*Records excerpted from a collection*
_ _ _ _
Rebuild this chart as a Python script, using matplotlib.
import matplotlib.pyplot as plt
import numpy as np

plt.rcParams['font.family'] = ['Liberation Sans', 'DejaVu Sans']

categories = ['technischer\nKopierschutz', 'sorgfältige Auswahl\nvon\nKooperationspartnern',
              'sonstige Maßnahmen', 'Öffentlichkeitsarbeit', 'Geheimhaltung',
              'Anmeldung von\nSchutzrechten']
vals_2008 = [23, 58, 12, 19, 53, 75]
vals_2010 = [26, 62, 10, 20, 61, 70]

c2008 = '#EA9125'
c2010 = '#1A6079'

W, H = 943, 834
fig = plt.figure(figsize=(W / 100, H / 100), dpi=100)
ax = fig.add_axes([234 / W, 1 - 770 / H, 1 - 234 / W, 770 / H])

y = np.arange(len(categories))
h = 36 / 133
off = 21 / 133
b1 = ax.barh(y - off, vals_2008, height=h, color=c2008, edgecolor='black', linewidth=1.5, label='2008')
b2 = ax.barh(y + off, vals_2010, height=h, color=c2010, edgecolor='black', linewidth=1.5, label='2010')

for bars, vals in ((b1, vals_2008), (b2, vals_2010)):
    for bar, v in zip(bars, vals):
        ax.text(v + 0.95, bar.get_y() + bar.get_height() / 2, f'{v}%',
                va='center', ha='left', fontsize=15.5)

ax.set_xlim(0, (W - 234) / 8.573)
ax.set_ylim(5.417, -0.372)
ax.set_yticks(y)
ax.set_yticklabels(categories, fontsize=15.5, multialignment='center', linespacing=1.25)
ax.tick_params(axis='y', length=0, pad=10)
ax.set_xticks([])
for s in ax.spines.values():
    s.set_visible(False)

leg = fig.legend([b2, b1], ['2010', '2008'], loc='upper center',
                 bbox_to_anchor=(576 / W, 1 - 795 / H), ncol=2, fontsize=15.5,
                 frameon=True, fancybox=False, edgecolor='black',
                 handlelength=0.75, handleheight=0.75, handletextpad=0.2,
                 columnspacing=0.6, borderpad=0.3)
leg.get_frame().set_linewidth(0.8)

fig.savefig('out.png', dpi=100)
_ _ _ _
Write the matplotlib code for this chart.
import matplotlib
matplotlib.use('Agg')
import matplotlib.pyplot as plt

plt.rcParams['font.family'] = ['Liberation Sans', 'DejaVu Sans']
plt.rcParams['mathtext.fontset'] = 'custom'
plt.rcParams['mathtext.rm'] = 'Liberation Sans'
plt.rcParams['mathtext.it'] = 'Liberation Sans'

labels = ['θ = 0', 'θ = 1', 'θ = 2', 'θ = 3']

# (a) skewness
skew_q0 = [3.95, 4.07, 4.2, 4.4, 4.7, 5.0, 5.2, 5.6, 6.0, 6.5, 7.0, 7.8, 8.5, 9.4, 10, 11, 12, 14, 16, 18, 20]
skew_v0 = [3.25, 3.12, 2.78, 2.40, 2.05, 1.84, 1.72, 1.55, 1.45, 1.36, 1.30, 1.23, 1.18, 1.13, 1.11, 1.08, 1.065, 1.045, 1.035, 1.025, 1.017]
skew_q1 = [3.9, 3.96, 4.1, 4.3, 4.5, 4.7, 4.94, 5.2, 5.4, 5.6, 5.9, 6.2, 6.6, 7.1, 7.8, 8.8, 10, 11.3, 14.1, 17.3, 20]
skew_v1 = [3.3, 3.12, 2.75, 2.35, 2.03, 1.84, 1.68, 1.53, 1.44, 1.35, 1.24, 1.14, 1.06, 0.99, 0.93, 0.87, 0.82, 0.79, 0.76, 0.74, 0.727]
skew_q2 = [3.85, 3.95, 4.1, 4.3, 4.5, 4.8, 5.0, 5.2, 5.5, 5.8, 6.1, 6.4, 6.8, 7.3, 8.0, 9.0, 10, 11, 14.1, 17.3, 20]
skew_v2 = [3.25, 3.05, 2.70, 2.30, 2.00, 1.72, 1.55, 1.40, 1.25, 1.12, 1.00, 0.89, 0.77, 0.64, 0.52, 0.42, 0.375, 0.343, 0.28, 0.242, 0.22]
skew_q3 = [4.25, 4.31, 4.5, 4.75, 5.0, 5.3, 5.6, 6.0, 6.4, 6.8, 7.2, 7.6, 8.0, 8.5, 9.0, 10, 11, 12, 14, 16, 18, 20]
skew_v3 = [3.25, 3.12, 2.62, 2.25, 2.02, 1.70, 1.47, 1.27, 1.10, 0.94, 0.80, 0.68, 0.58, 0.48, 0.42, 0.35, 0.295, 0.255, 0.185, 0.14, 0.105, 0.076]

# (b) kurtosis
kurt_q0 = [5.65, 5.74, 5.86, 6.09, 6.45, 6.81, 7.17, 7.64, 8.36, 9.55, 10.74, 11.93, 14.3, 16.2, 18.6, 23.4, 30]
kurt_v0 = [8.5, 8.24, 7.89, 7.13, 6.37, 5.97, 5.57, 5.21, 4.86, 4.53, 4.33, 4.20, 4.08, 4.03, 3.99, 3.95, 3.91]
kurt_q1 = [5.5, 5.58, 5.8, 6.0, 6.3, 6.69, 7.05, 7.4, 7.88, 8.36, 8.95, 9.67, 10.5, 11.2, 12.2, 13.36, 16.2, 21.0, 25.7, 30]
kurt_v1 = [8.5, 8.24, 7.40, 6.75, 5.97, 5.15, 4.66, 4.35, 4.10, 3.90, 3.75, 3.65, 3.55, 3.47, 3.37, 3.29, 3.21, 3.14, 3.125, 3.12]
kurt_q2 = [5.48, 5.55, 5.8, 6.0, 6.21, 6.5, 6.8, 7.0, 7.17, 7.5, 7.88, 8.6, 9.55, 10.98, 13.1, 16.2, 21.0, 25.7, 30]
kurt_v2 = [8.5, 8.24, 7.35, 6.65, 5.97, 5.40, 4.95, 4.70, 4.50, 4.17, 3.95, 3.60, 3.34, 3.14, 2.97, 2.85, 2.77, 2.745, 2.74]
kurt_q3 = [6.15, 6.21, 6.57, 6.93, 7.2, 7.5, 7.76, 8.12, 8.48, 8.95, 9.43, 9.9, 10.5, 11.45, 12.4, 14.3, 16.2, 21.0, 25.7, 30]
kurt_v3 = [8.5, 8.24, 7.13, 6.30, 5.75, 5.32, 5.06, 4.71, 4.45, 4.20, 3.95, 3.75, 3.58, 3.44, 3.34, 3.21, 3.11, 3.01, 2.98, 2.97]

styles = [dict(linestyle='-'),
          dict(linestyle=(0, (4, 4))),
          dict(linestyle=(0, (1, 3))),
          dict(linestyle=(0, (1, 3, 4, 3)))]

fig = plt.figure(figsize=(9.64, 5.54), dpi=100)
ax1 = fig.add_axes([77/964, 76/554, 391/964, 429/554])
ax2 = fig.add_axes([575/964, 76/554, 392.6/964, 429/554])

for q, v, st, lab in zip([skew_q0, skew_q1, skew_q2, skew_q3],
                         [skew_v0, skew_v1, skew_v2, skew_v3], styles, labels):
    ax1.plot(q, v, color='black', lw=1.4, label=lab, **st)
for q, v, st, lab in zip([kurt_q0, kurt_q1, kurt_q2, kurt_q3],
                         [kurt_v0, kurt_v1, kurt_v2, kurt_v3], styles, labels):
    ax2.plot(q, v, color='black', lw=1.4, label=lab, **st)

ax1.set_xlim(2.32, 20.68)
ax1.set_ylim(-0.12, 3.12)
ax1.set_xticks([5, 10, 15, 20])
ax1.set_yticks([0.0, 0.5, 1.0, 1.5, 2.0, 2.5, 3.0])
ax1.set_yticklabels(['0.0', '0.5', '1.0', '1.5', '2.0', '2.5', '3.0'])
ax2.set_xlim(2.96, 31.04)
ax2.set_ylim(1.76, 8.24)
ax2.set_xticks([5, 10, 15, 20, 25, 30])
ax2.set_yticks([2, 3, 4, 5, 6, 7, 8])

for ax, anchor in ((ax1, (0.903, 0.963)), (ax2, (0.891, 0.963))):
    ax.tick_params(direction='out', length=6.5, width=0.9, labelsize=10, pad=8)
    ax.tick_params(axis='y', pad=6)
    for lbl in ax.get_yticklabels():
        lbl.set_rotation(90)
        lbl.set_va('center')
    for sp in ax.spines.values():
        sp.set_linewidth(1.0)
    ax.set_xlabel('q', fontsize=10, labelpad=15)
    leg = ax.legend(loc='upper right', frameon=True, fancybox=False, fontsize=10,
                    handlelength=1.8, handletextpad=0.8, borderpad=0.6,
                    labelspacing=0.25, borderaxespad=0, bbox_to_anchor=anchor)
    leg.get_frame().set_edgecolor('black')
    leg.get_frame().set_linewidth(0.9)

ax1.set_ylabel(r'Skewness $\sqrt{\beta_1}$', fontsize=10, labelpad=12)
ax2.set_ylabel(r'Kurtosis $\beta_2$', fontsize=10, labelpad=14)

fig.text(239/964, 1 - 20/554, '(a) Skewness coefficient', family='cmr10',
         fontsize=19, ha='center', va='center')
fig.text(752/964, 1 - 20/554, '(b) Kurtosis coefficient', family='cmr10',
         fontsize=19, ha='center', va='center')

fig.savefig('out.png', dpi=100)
_ _ _ _
*AIM OF THE EXERCISE*
Reproduce exactly the lines from the line with "Write the matplotlib code for this chart." through the line with "labels = ['θ = 0', 'θ = 1', 'θ = 2', 'θ = 3']", both end lines included, and only those lines.

*RESULT*
Write the matplotlib code for this chart.
import matplotlib
matplotlib.use('Agg')
import matplotlib.pyplot as plt

plt.rcParams['font.family'] = ['Liberation Sans', 'DejaVu Sans']
plt.rcParams['mathtext.fontset'] = 'custom'
plt.rcParams['mathtext.rm'] = 'Liberation Sans'
plt.rcParams['mathtext.it'] = 'Liberation Sans'

labels = ['θ = 0', 'θ = 1', 'θ = 2', 'θ = 3']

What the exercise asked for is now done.